People hold off on making decisions due to procrastination, not wanting to choose sides or fear of the fall-out. Others do what they deem popular. If they’re at a training seminar and the speaker says boot camp is best for team building, they book a survival weekend. If they hear on the radio that free coffee ups productivity, they order a coffee machine. If they are at a family BBQ and their brother-in-law had a colonoscopy . . . Think I’m exaggerating? I know an executive who emailed colour pictures of his colonoscopy to his direct reports.

 

Despite talk of rewarding performance, nurturing talent and boosting morale, many end up in management positions because they’ve put in the time and ‘it’s their turn’. Being great at sales doesn’t make you a great sales manager. Still, executives harbour these illusions and employees harbour the ambitions.

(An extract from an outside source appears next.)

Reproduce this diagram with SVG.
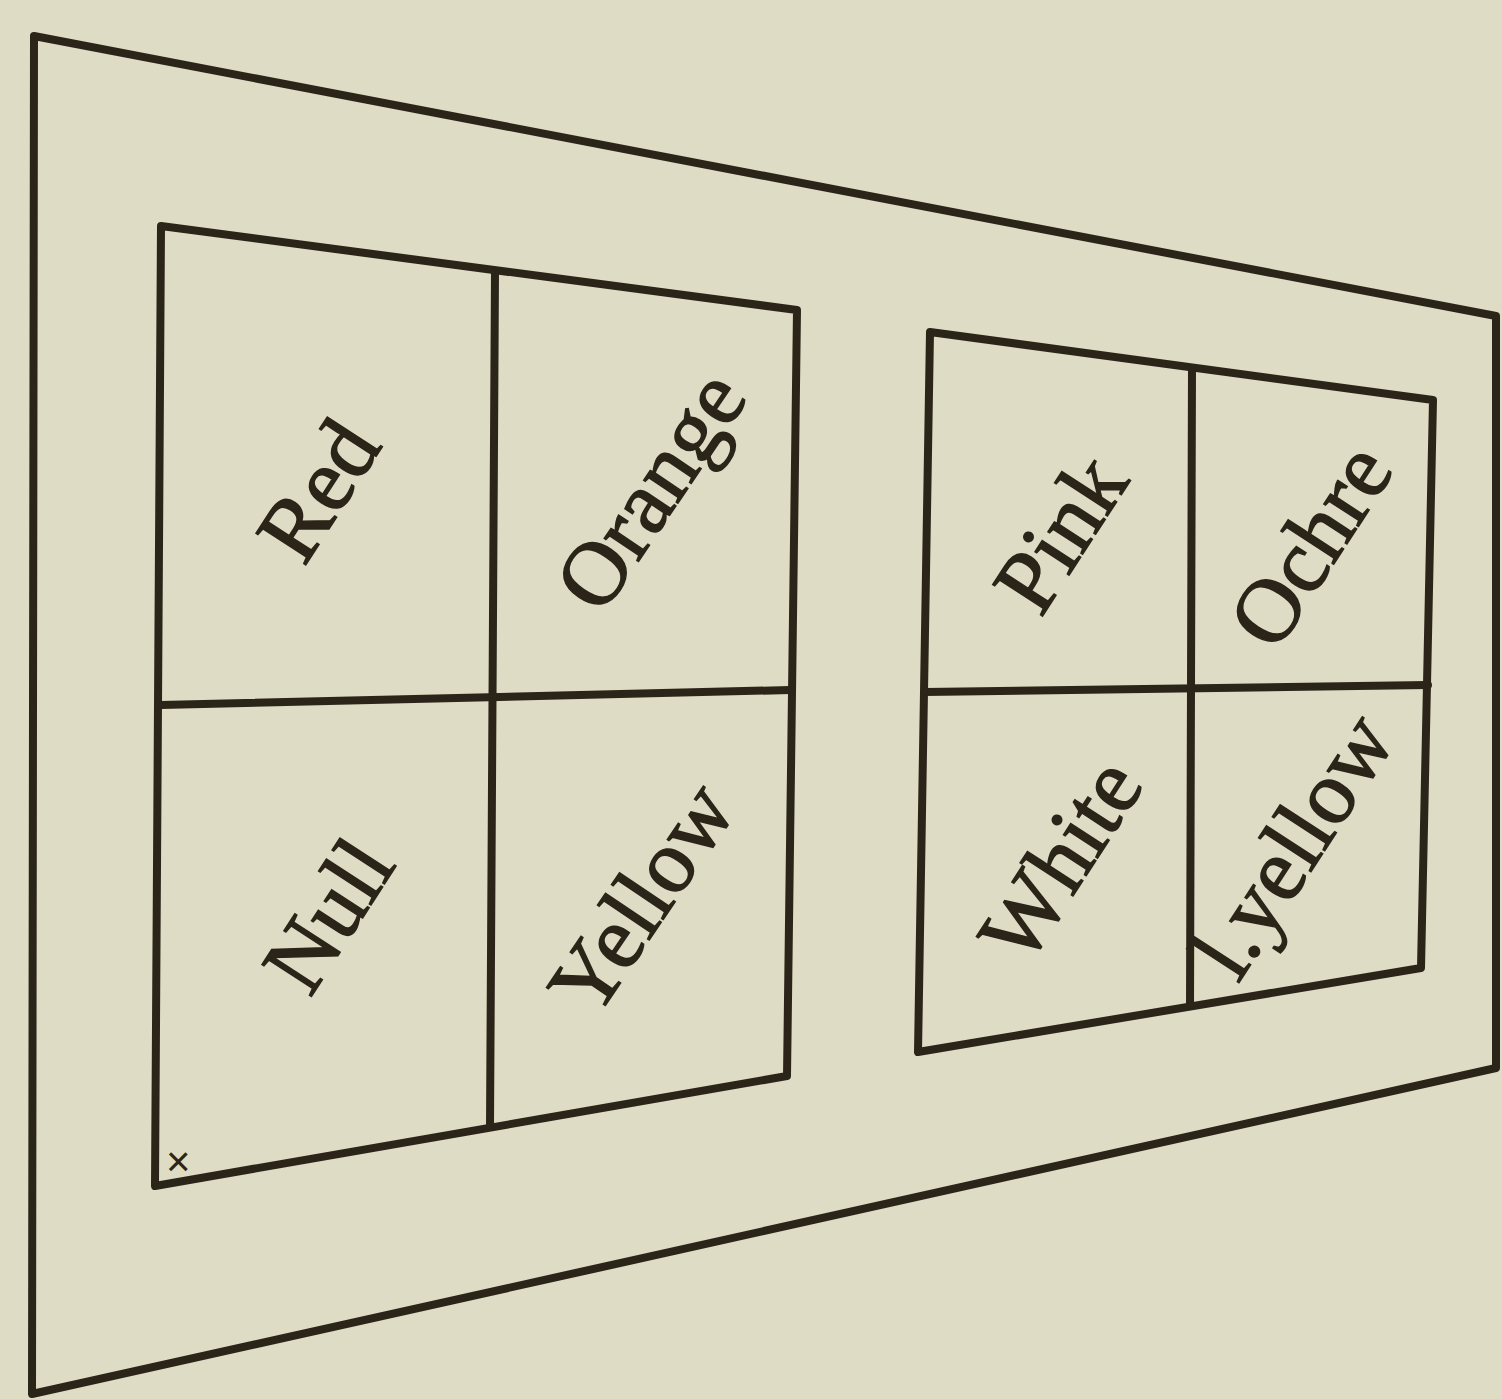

As one CEO in my network said, “Having the ambition but not the talent is a big problem.” Once in a seat of power, newly minted supervisors lose themselves in mindless detail, representing a massive misallocation of resources.

 

Say a service centre manager is paid $75,000 to handle running the centre, customer issues and making sound business decisions based on experience. The assistant manager makes $50,000. If the manager is unwilling or unable to make required decisions, I’d say he/she is overpaid by $25,000.

 

My grandfather once spoke of a failed car repair shop. The owner knew best, couldn’t let go and wouldn’t let people do their jobs. He spent most of his time under cars doing repairs, while the three hired mechanics stood around.

 

I knew a GM who complained about her team but refused to go on record at review time. She saw holding people accountable and relaying bad news as HR’s job. Incompetent people stayed on, receiving unearned bonuses, while the GM was paid for decisions she didn’t make.

 

You have a high degree of control in recruitment and performance management. If decision-making is a key requirement for a new hire, you need to probe at the interview and with references. For tenured or new managers, address and record indecisiveness on performance reviews, creating a record of people not delivering on obligations, listed in up-to-date job descriptions and signed off on by the incumbent.

 

If someone in a position of responsibility is consistently indecisive and it’s recorded year over year, you build an excellent case for not promoting this person, where indecisiveness would have an even bigger impact. Give the nod to people that have a record of stepping up to the plate and doing what’s right for your organization. Documenting this skill – or the lack thereof – is an effective way to assess and limit the risk to your business.